*Problem requirements*: From the first line of the data down to and including the line with "color: '#e8e8e8', width: 1", copy everything exactly, leaving out pictures.

═══ Recorded data ═══

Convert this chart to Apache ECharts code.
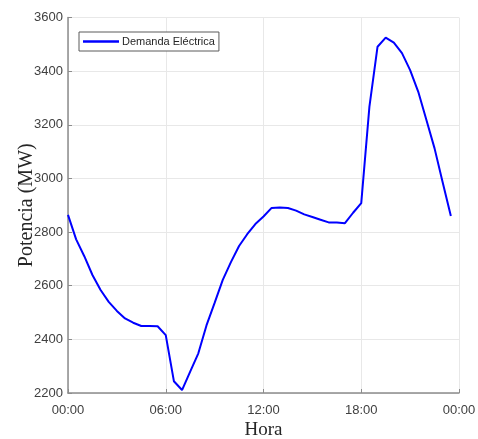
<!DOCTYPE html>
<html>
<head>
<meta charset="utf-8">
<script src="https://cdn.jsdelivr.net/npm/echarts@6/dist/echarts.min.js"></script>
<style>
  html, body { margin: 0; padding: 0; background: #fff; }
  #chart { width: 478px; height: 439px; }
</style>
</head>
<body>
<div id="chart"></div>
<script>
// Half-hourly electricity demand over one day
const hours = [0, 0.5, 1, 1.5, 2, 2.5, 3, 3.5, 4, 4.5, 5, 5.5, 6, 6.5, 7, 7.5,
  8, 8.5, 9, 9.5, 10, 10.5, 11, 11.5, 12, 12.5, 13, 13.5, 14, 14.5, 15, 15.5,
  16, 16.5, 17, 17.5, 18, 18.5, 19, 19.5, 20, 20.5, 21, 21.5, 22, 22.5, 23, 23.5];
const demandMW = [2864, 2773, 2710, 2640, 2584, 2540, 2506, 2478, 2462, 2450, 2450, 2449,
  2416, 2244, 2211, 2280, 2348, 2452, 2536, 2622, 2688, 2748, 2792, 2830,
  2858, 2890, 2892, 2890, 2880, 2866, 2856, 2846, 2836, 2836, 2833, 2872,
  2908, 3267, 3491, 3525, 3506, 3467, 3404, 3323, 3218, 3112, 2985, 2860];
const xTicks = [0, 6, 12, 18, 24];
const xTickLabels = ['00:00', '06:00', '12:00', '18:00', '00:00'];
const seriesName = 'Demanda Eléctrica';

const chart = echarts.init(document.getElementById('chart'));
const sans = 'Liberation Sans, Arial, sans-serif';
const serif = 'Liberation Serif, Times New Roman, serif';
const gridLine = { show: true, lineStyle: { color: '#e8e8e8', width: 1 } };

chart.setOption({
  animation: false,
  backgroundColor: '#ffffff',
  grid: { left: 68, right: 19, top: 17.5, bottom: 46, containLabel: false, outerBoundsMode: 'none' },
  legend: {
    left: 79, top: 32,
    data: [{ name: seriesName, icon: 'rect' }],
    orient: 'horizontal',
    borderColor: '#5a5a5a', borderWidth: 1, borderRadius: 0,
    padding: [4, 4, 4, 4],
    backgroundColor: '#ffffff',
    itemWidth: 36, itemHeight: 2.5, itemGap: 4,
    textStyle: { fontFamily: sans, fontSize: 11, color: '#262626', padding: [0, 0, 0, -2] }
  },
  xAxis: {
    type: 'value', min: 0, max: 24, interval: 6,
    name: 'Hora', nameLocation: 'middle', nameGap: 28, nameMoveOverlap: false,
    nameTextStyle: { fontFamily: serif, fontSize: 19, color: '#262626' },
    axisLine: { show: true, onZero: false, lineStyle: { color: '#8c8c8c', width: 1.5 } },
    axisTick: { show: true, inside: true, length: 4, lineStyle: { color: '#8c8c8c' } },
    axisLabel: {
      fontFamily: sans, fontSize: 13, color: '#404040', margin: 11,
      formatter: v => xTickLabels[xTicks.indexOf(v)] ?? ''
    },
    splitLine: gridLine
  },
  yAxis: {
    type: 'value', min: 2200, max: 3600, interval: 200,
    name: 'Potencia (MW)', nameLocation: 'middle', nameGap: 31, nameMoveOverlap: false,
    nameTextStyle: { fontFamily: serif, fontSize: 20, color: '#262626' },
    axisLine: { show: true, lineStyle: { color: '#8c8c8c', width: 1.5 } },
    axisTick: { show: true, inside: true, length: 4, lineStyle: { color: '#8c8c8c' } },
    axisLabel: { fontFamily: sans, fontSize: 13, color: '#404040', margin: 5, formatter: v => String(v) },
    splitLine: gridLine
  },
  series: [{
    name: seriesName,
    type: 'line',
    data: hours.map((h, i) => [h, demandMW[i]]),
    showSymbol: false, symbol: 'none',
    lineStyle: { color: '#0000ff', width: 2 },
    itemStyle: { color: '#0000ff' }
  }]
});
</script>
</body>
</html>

═══

*Answer below*:
Convert this chart to Apache ECharts code.
<!DOCTYPE html>
<html>
<head>
<meta charset="utf-8">
<script src="https://cdn.jsdelivr.net/npm/echarts@6/dist/echarts.min.js"></script>
<style>
  html, body { margin: 0; padding: 0; background: #fff; }
  #chart { width: 478px; height: 439px; }
</style>
</head>
<body>
<div id="chart"></div>
<script>
// Half-hourly electricity demand over one day
const hours = [0, 0.5, 1, 1.5, 2, 2.5, 3, 3.5, 4, 4.5, 5, 5.5, 6, 6.5, 7, 7.5,
  8, 8.5, 9, 9.5, 10, 10.5, 11, 11.5, 12, 12.5, 13, 13.5, 14, 14.5, 15, 15.5,
  16, 16.5, 17, 17.5, 18, 18.5, 19, 19.5, 20, 20.5, 21, 21.5, 22, 22.5, 23, 23.5];
const demandMW = [2864, 2773, 2710, 2640, 2584, 2540, 2506, 2478, 2462, 2450, 2450, 2449,
  2416, 2244, 2211, 2280, 2348, 2452, 2536, 2622, 2688, 2748, 2792, 2830,
  2858, 2890, 2892, 2890, 2880, 2866, 2856, 2846, 2836, 2836, 2833, 2872,
  2908, 3267, 3491, 3525, 3506, 3467, 3404, 3323, 3218, 3112, 2985, 2860];
const xTicks = [0, 6, 12, 18, 24];
const xTickLabels = ['00:00', '06:00', '12:00', '18:00', '00:00'];
const seriesName = 'Demanda Eléctrica';

const chart = echarts.init(document.getElementById('chart'));
const sans = 'Liberation Sans, Arial, sans-serif';
const serif = 'Liberation Serif, Times New Roman, serif';
const gridLine = { show: true, lineStyle: { color: '#e8e8e8', width: 1 } };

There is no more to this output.